===== DATA EXTRACT =====
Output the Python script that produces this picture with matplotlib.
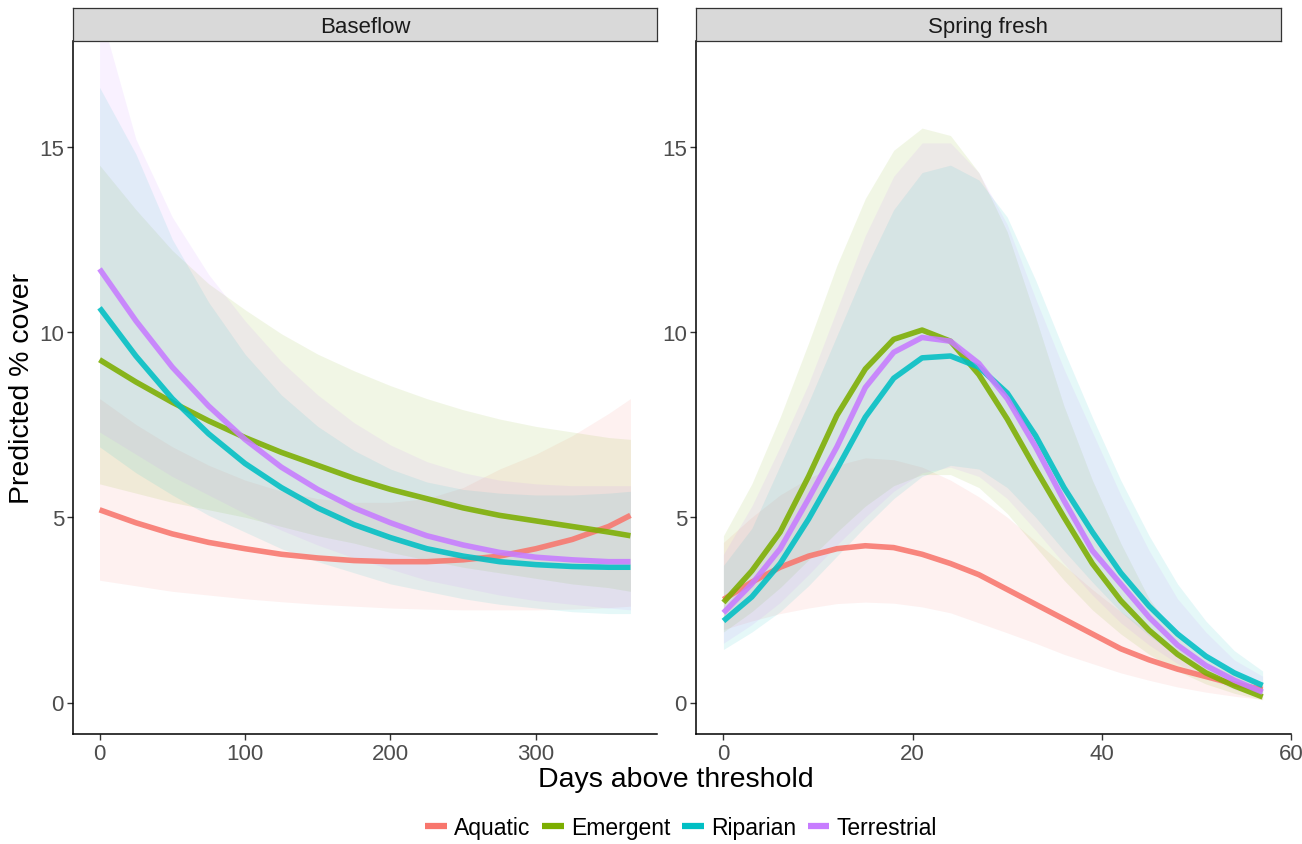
import numpy as np
import matplotlib
matplotlib.use("Agg")
import matplotlib.pyplot as plt
from matplotlib.lines import Line2D

plt.rcParams['font.family'] = ['Liberation Sans', 'DejaVu Sans']

groups = ["Aquatic", "Emergent", "Riparian", "Terrestrial"]
colors = ["#F8766D", "#7CAE00", "#00BFC4", "#C77CFF"]
facets = ["Baseflow", "Spring fresh"]

# ---------------- Baseflow panel ----------------
base_days = [0, 25, 50, 75, 100, 125, 150, 175, 200, 225, 250, 275, 300, 325, 350, 365]

base_fit = {
    "Aquatic":     [5.2, 4.85, 4.55, 4.32, 4.15, 4.0, 3.9, 3.83, 3.8, 3.8, 3.85, 3.95, 4.15, 4.4, 4.75, 5.05],
    "Emergent":    [9.25, 8.65, 8.1, 7.6, 7.15, 6.75, 6.4, 6.05, 5.75, 5.5, 5.25, 5.05, 4.9, 4.75, 4.6, 4.5],
    "Riparian":    [10.65, 9.35, 8.2, 7.25, 6.45, 5.8, 5.25, 4.8, 4.45, 4.15, 3.95, 3.8, 3.72, 3.67, 3.65, 3.65],
    "Terrestrial": [11.7, 10.3, 9.05, 8.0, 7.1, 6.35, 5.75, 5.25, 4.85, 4.5, 4.25, 4.05, 3.92, 3.85, 3.8, 3.8],
}
base_lower = {
    "Aquatic":     [3.3, 3.15, 3.0, 2.9, 2.8, 2.72, 2.65, 2.6, 2.55, 2.52, 2.5, 2.5, 2.5, 2.52, 2.56, 2.6],
    "Emergent":    [5.9, 5.65, 5.4, 5.2, 5.0, 4.75, 4.5, 4.3, 4.05, 3.85, 3.65, 3.5, 3.35, 3.2, 3.1, 3.0],
    "Riparian":    [6.9, 6.2, 5.6, 5.05, 4.6, 4.15, 3.8, 3.5, 3.2, 3.0, 2.8, 2.65, 2.55, 2.45, 2.4, 2.4],
    "Terrestrial": [7.3, 6.7, 6.1, 5.6, 5.1, 4.65, 4.25, 3.9, 3.6, 3.3, 3.1, 2.9, 2.75, 2.65, 2.55, 2.5],
}
base_upper = {
    "Aquatic":     [8.2, 7.5, 6.9, 6.4, 6.0, 5.7, 5.5, 5.4, 5.4, 5.5, 5.8, 6.3, 6.7, 7.2, 7.8, 8.2],
    "Emergent":    [14.5, 13.3, 12.2, 11.3, 10.6, 9.95, 9.4, 8.95, 8.55, 8.2, 7.9, 7.65, 7.45, 7.3, 7.15, 7.1],
    "Riparian":    [16.6, 14.8, 12.5, 10.8, 9.4, 8.3, 7.45, 6.8, 6.3, 5.95, 5.75, 5.65, 5.6, 5.6, 5.65, 5.7],
    "Terrestrial": [18.7, 15.2, 13.1, 11.55, 10.3, 9.2, 8.3, 7.55, 6.95, 6.5, 6.2, 6.0, 5.9, 5.85, 5.85, 5.85],
}

# ---------------- Spring fresh panel ----------------
fresh_days = [0, 3, 6, 9, 12, 15, 18, 21, 24, 27, 30, 33, 36, 39, 42, 45, 48, 51, 54, 57]

fresh_fit = {
    "Aquatic":     [2.78, 3.25, 3.65, 3.95, 4.15, 4.23, 4.18, 4.0, 3.75, 3.45, 3.05, 2.65, 2.25, 1.85, 1.45, 1.15, 0.9, 0.7, 0.5, 0.35],
    "Emergent":    [2.7, 3.55, 4.6, 6.1, 7.75, 9.0, 9.8, 10.05, 9.75, 8.85, 7.65, 6.3, 5.0, 3.75, 2.75, 1.95, 1.3, 0.8, 0.45, 0.15],
    "Riparian":    [2.2, 2.85, 3.75, 4.95, 6.3, 7.7, 8.75, 9.3, 9.35, 9.05, 8.35, 7.2, 5.8, 4.6, 3.5, 2.6, 1.85, 1.25, 0.8, 0.46],
    "Terrestrial": [2.42, 3.2, 4.15, 5.5, 6.9, 8.5, 9.45, 9.85, 9.75, 9.15, 8.2, 6.9, 5.45, 4.1, 3.2, 2.3, 1.55, 1.0, 0.6, 0.28],
}
fresh_lower = {
    "Aquatic":     [1.97, 2.2, 2.4, 2.55, 2.67, 2.71, 2.68, 2.58, 2.42, 2.15, 1.88, 1.6, 1.3, 1.05, 0.8, 0.6, 0.42, 0.28, 0.17, 0.08],
    "Emergent":    [1.9, 2.45, 3.1, 3.85, 4.6, 5.3, 5.85, 6.15, 6.15, 5.8, 5.1, 4.2, 3.3, 2.5, 1.85, 1.3, 0.85, 0.5, 0.25, 0.07],
    "Riparian":    [1.43, 1.9, 2.45, 3.15, 3.95, 4.75, 5.5, 6.1, 6.4, 6.3, 5.8, 5.0, 4.1, 3.25, 2.45, 1.8, 1.25, 0.8, 0.45, 0.2],
    "Terrestrial": [1.6, 2.1, 2.7, 3.45, 4.25, 5.0, 5.7, 6.2, 6.35, 6.1, 5.5, 4.65, 3.75, 2.9, 2.15, 1.55, 1.05, 0.65, 0.35, 0.12],
}
fresh_upper = {
    "Aquatic":     [4.32, 5.0, 5.6, 6.05, 6.4, 6.6, 6.55, 6.35, 6.0, 5.55, 5.0, 4.35, 3.7, 3.05, 2.45, 1.9, 1.45, 1.05, 0.75, 0.5],
    "Emergent":    [4.5, 5.9, 7.7, 9.7, 11.8, 13.6, 14.9, 15.5, 15.3, 14.3, 12.7, 10.4, 8.0, 6.0, 4.3, 2.8, 1.8, 1.2, 0.8, 0.55],
    "Riparian":    [3.7, 4.7, 6.4, 8.1, 9.9, 11.7, 13.3, 14.3, 14.5, 14.1, 13.1, 11.4, 9.5, 7.7, 6.0, 4.5, 3.2, 2.2, 1.4, 0.85],
    "Terrestrial": [4.0, 5.3, 6.9, 8.6, 10.6, 12.6, 14.2, 15.1, 15.1, 14.3, 12.9, 10.9, 9.0, 7.3, 5.6, 4.1, 2.8, 1.9, 1.15, 0.71],
}

base_xticks = [0, 100, 200, 300]
fresh_xticks = [0, 20, 40, 60]
yticks = [0, 5, 10, 15]

W, H = 1302, 845
fig = plt.figure(figsize=(W / 100, H / 100), dpi=100)


def px_axes(x0, y0, x1, y1):
    return fig.add_axes([x0 / W, 1 - y1 / H, (x1 - x0) / W, (y1 - y0) / H])


panel_top, panel_bot = 42, 735
ax_l = px_axes(73, panel_top, 657, panel_bot)
ax_r = px_axes(696, panel_top, 1291, panel_bot)

panels = [
    (ax_l, base_days, base_fit, base_lower, base_upper, base_xticks, (-18.25, 383.25), "Baseflow", (73, 657)),
    (ax_r, fresh_days, fresh_fit, fresh_lower, fresh_upper, fresh_xticks, (-2.9, 60.0), "Spring fresh", (696, 1281)),
]

for ax, xs, fit, lo, up, xt, xlim, title, (sx0, sx1) in panels:
    for g, c in zip(groups, colors):
        ax.fill_between(xs, lo[g], up[g], color=c, alpha=0.1, linewidth=0)
    for g, c in zip(groups, colors):
        ax.plot(xs, fit[g], color=c, lw=4.0, alpha=0.88, solid_capstyle='butt',
                solid_joinstyle='round')
    ax.set_xlim(*xlim)
    ax.set_ylim(-0.85, 17.85)
    ax.set_xticks(xt)
    ax.set_yticks(yticks)
    for s in ["top", "right"]:
        ax.spines[s].set_visible(False)
    for s in ["left", "bottom"]:
        ax.spines[s].set_linewidth(1.1)
        ax.spines[s].set_color("black")
    ax.tick_params(axis='both', labelsize=16, colors="#333333", labelcolor="#4D4D4D",
                   length=4, width=1.0, pad=2.5)
    # strip
    sax = px_axes(sx0, 9, sx1, panel_top)
    sax.set_facecolor("#D9D9D9")
    sax.set_xticks([])
    sax.set_yticks([])
    for s in sax.spines.values():
        s.set_edgecolor("#333333")
        s.set_linewidth(0.9)
    sax.text(0.5, 0.45, title, transform=sax.transAxes, ha="center", va="center",
             fontsize=16, color="#1A1A1A")

fig.text(22 / W, 1 - ((panel_top + panel_bot) / 2) / H, "Predicted % cover", rotation=90,
         ha="center", va="center", fontsize=20.5, color="black")
fig.text(676 / W, 1 - 780 / H, "Days above threshold", ha="center", va="center",
         fontsize=20.5, color="black")

handles = [Line2D([0], [0], color=c, lw=4.5, solid_capstyle='butt') for c in colors]
fig.legend(handles, groups, loc="center", bbox_to_anchor=(681 / W, 1 - 829 / H), ncol=4,
           frameon=False, fontsize=16.5, handlelength=0.95, handletextpad=0.32,
           columnspacing=0.5)

fig.savefig("out.png", dpi=100)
=====
= EXERCISE AIM =
Without any pictures, reproduce the lines from the first one in the material through the line that has "325, 350, 365]", exactly as they appear.

= RESULT =
Output the Python script that produces this picture with matplotlib.
import numpy as np
import matplotlib
matplotlib.use("Agg")
import matplotlib.pyplot as plt
from matplotlib.lines import Line2D

plt.rcParams['font.family'] = ['Liberation Sans', 'DejaVu Sans']

groups = ["Aquatic", "Emergent", "Riparian", "Terrestrial"]
colors = ["#F8766D", "#7CAE00", "#00BFC4", "#C77CFF"]
facets = ["Baseflow", "Spring fresh"]

# ---------------- Baseflow panel ----------------
base_days = [0, 25, 50, 75, 100, 125, 150, 175, 200, 225, 250, 275, 300, 325, 350, 365]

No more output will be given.